Over the last thirty years, Dr. Torres has contributed to three fields: Latin American studies, sociology of education, and comparative and international education. In his theoretical work, Dr. Torres has accounted for the major shifts and transformations, national and global, that deeply impacted these fields. A book he wrote with Raymond Morrow, Social Theory and Education, is considered the standard text on theories and meta-theories in Sociology of Education. A book he edited with Robert Arnove, Comparative Education: The Dialectics of the Global and the Local, now in its third edition, is the textbook of choice for more than fifty Comparative Education programmes in the English-speaking world. Another of his books, Education, Democracy and Multiculturalism: Dilemmas of Citizenship in a Global World, translated in several languages, suggested new agendas for these fields. All three books contain critical interpretations of cultural and social reproduction theory, theories of the state, analyses of multiculturalism, feminism and other approaches to social diversity, inequality, and the struggle for social justice education.
For the last decade, Dr. Torres has been working from a global perspective that encompasses human rights, pluralism and citizenship, wresting education away from state dominance, and the globalization of economies, communications and labour forces. The question of educating the global citizen is at the top of his research agenda. Understanding the educational policies of the new social democratic governments in Brazil and Argentina, and the impact of the new social movements constitutes the next empirical phase of his research.
Dr. Torres has authored more than 62 books, and more than 250 research articles, chapters in books and entries in encyclopedias in several languages—he speaks fluently in Spanish and Portuguese.[5]

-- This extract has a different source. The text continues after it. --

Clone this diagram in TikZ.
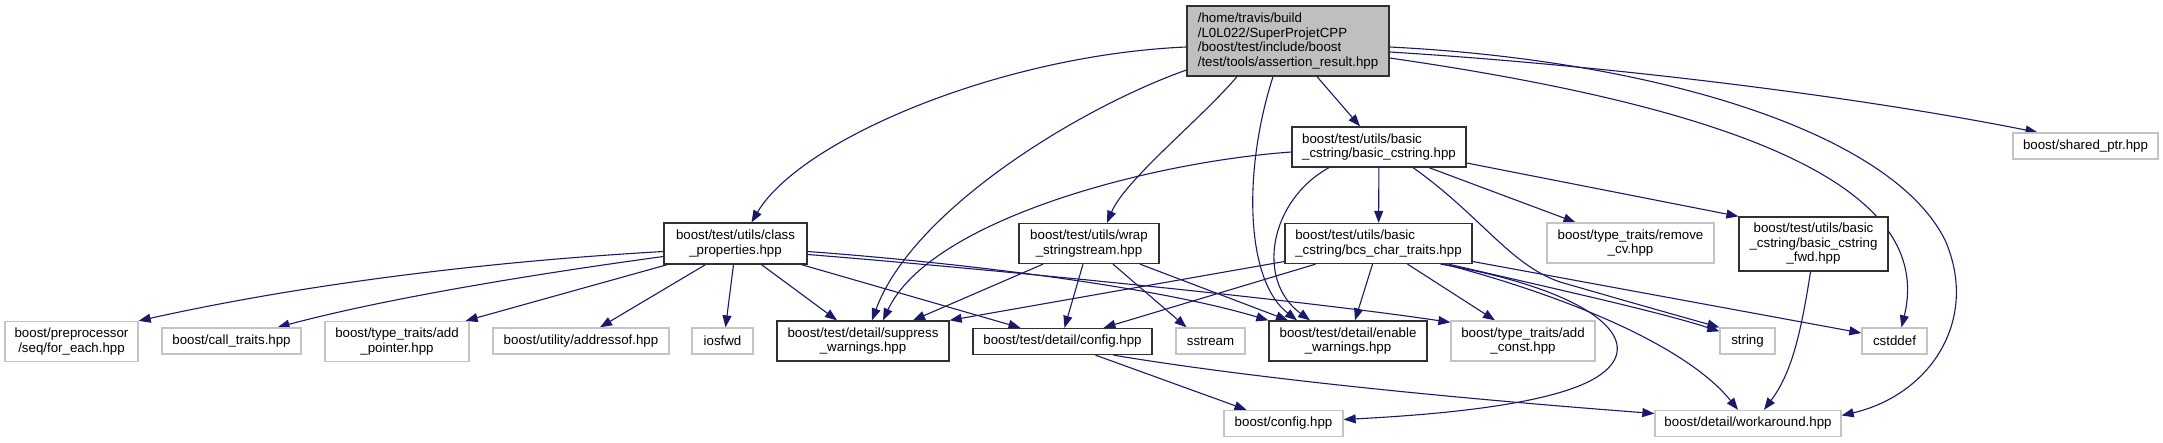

He has participated and presented papers and has been a keynote speaker regularly for the last twenty-five years in national and world congresses of the American Educational Research Association, Asociación Latinoamericana de Sociología, Comparative International Educational Society, International Council of Comparative Education Societies, International Political Science Association, International Sociological Association, and Latin American Studies Association.
He has been vice-president, Research Committee on Political Education (1983–1997), past-president, Comparative International Education Society, Comparative International Educational Society (1994–1998), and he has been elected president, Research Committee on Sociology of Education, International Sociological Association (1998–2002, and 2002–2006). He is the editor of the series of Routledge/Tayor and Francis (New York) on Education, Social Theory and Cultural Change.
He has chaired (1998–2003) the Commission on Education and Society of the Latin American Council of Social Sciences, a federation of 148 elite research centers in Latin America. He has served as an evaluator for the Fulbright Programs, and the program for Gifted and Talented Children, US. Department of Education. At UCLA he has served as Assistant Dean for Students Affairs, Graduate School of Education and Information Studies; Head of the Division of Social Sciences and Comparative Education, Department of Education; Chair, Committee of Academic Personnel, Department of Education, and in the Advisory Committees of International Studies and Overseas Programs, the Chicano Studies Research Center, the Pacific Rim Center, the Latin American Studies Inter-Departmental Program, and, as ex officio, the Latin American Center.
He served on the Committee for the establishment of the César Chavez Center. He was an educational adviser (ad honorem) of the Argentine National Congress and was a member of the Scientific Commission that worked with the Secretary of State of Science and Technology in Argentina, which provided the guidelines for a new law of science and technology in the country passed by the Argentinean Congress (2000–2001).
From 1995 until 2005 he has served as Director of the UCLA Latin American Center, an Organized Research Unit of the University of California. In this capacity he conducted systematic research, lecturing and writing on Latin American politics and society, with a focus on Argentina, Brazil and Mexico. He has also written several op end pieces in newspapers in Argentina, his native country. Currently he is the founding director of the Paulo Freire Institute at the Graduate School of Education and Information Studies (GSEIS-UCLA). He was featured in the Newspaper La Opinion as one of the most successful Spanish leaders in California. See “La Vocación de Educar. El argentino Carlos Alberto Torres es uno de los profesores de mayor rango en UCLA”. Journal La Opinión, Monday, March 13, 2006, pages 1, 12A.
Most recently has been appointed for five years as adjunct professor at the Danish School of Education, Denmark (2009–2014).